Mas os 14 anos de Mitterrand na Presidência e o advento da coabitação [situação em que o presidente é de um partido e o premiê, de outro", em 1986, parecem ter exaurido o arrojo dos candidatos. Assim, desde a eleição presidencial de 1995, as diferenças ideológicas se tornaram mínimas.

Agora a situação agravou-se, e mais de 70% dos eleitores não vêem grande diferença entre ambos. Para os analistas ouvidos pela Folha, a impressão dos eleitores encontra respaldo na realidade. Segundo Parodi, "nunca houve programas de governo tão similares entre os principais candidatos à Presidência", o que consolida o desinteresse do eleitorado.

As razões desse desencanto são as mais variadas, além da semelhança das plataformas. Entre elas há a quase absoluta ausência de suspense, pois Chirac e Jospin deverão enfrentar-se no segundo turno, em 5 de maio.
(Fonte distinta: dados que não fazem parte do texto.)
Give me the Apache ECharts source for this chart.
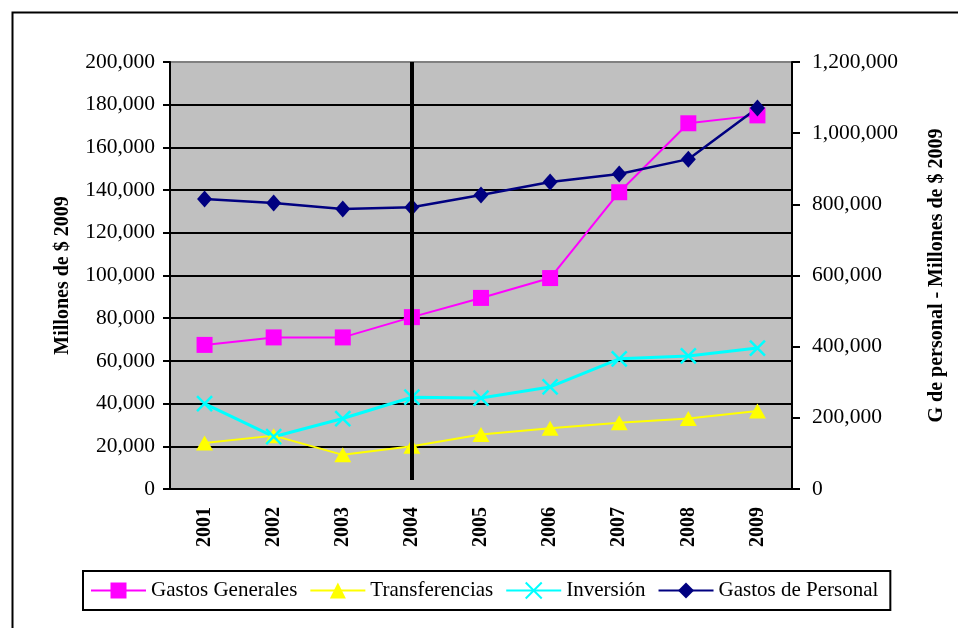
<!DOCTYPE html>
<html>
<head>
<meta charset="utf-8">
<script src="https://cdn.jsdelivr.net/npm/echarts@6/dist/echarts.min.js"></script>
<style>
html,body{margin:0;padding:0;background:#fff;}
#chart{width:958px;height:628px;}
</style>
</head>
<body>
<div id="chart"></div>
<script>
const categories = ['2001','2002','2003','2004','2005','2006','2007','2008','2009'];
const gastosGenerales = [67500, 71000, 71000, 80500, 89500, 98800, 139000, 171300, 175000];
const transferencias = [21500, 25000, 16000, 20000, 25500, 28500, 31000, 33000, 36500];
const inversion = [40000, 24500, 33000, 43000, 42600, 47800, 61000, 62300, 66000];
const gastosPersonal = [815000, 804000, 787000, 792000, 826000, 863000, 885000, 927000, 1071000];
const leftTicks = { min: 0, max: 200000, interval: 20000 };
const rightTicks = { min: 0, max: 1200000, interval: 200000 };
const markYear = '2004';
const markTop = 1200000;
const markBottom = 25000;

const FONT = 'Liberation Serif';
const fmt = v => v.toLocaleString('en-US');

const chart = echarts.init(document.getElementById('chart'));
const splitColors = [];
for (let i = 0; i < 10; i++) splitColors.push('#000');
splitColors.push('#808080');

chart.setOption({
  animation: false,
  backgroundColor: '#fff',
  textStyle: { fontFamily: FONT },
  graphic: [{
    type: 'rect', left: 10, top: 10,
    shape: { width: 960, height: 640 },
    style: { fill: 'none', stroke: '#000', lineWidth: 2 }, silent: true, z: -1
  }],
  grid: {
    left: 170, right: 166, top: 62, bottom: 139,
    show: true, backgroundColor: '#C0C0C0', borderColor: '#808080', borderWidth: 1
  },
  legend: {
    left: 83, top: 571,
    padding: [9, 12, 9, 7],
    itemGap: 12,
    itemWidth: 55, itemHeight: 20,
    borderColor: '#000', borderWidth: 2, backgroundColor: '#fff',
    textStyle: { fontFamily: FONT, fontSize: 21, color: '#000' },
    data: ['Gastos Generales', 'Transferencias', 'Inversión', 'Gastos de Personal']
  },
  xAxis: {
    type: 'category',
    data: categories,
    boundaryGap: true,
    axisLine: { lineStyle: { color: '#000', width: 2 } },
    axisTick: { length: 7, lineStyle: { color: '#000', width: 2 } },
    axisLabel: { rotate: 90, margin: 18, fontFamily: FONT, fontSize: 20, fontWeight: 'bold', color: '#000' }
  },
  yAxis: [{
    type: 'value',
    min: leftTicks.min, max: leftTicks.max, interval: leftTicks.interval,
    name: 'Millones de $ 2009',
    nameLocation: 'middle', nameGap: 97, nameRotate: 90,
    nameTextStyle: { fontFamily: FONT, fontSize: 20, fontWeight: 'bold', color: '#000' },
    axisLine: { show: true, lineStyle: { color: '#000', width: 2 } },
    axisTick: { show: true, length: 7, lineStyle: { color: '#000', width: 2 } },
    axisLabel: { margin: 15, fontFamily: FONT, fontSize: 21.5, color: '#000', formatter: fmt },
    splitLine: { show: true, lineStyle: { color: splitColors, width: 2 } }
  }, {
    type: 'value',
    position: 'right',
    min: rightTicks.min, max: rightTicks.max, interval: rightTicks.interval,
    name: 'G de personal - Millones de $ 2009',
    nameLocation: 'middle', nameGap: 135, nameRotate: 90,
    nameTextStyle: { fontFamily: FONT, fontSize: 20, fontWeight: 'bold', color: '#000' },
    axisLine: { show: true, lineStyle: { color: '#000', width: 2 } },
    axisTick: { show: true, length: 8, lineStyle: { color: '#000', width: 2 } },
    axisLabel: { margin: 20, fontFamily: FONT, fontSize: 21.5, color: '#000', formatter: fmt },
    splitLine: { show: false }
  }],
  series: [{
    name: 'Gastos Generales', type: 'line', data: gastosGenerales,
    symbol: 'rect', symbolSize: 16,
    itemStyle: { color: '#FF00FF' }, lineStyle: { color: '#FF00FF', width: 2 }
  }, {
    name: 'Transferencias', type: 'line', data: transferencias,
    symbol: 'triangle', symbolSize: [17, 15],
    itemStyle: { color: '#FFFF00' }, lineStyle: { color: '#FFFF00', width: 2 }
  }, {
    name: 'Inversión', type: 'line', data: inversion,
    symbol: 'path://M0,0L10,10M10,0L0,10', symbolSize: 15,
    itemStyle: { color: '#00FFFF', borderColor: '#00FFFF', borderWidth: 2.5 },
    lineStyle: { color: '#00FFFF', width: 3 }
  }, {
    name: 'Gastos de Personal', type: 'line', data: gastosPersonal, yAxisIndex: 1,
    symbol: 'diamond', symbolSize: [15, 17],
    itemStyle: { color: '#000080' }, lineStyle: { color: '#000080', width: 2.5 },
    markLine: {
      silent: true, symbol: ['none', 'none'],
      label: { show: false },
      lineStyle: { color: '#000', width: 4, type: 'solid' },
      data: [[{ coord: [markYear, markTop] }, { coord: [markYear, markBottom] }]]
    }
  }]
});
</script>
</body>
</html>
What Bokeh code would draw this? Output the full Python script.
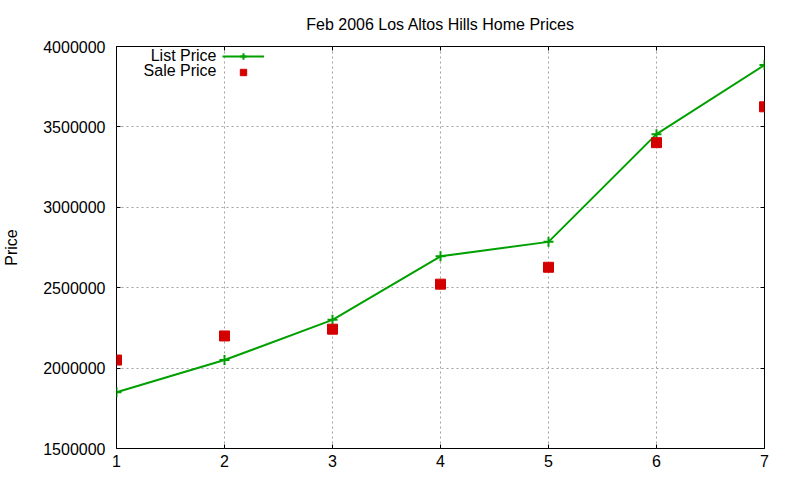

Trata-se, ademais, de figurinhas carimbadas da cena política francesa -com décadas de exposição.

Além disso, como a União Européia estabelece critérios específicos para seus membros no que concerne a metas econômicas, nenhum dos dois pôde enfatizar as poucas singularidades de seus programas, já que elas se concentram na política fiscal. Assim, ambos são forçados a manter o objetivo de 3% de crescimento e só divergem em temas menores.

Resta, portanto, uma dúvida: ou o pleito presidencial marcará o fim da atual geração de políticos ou ele constituirá o apagar das luzes de uma era que privilegiava o debate ideológico-programático.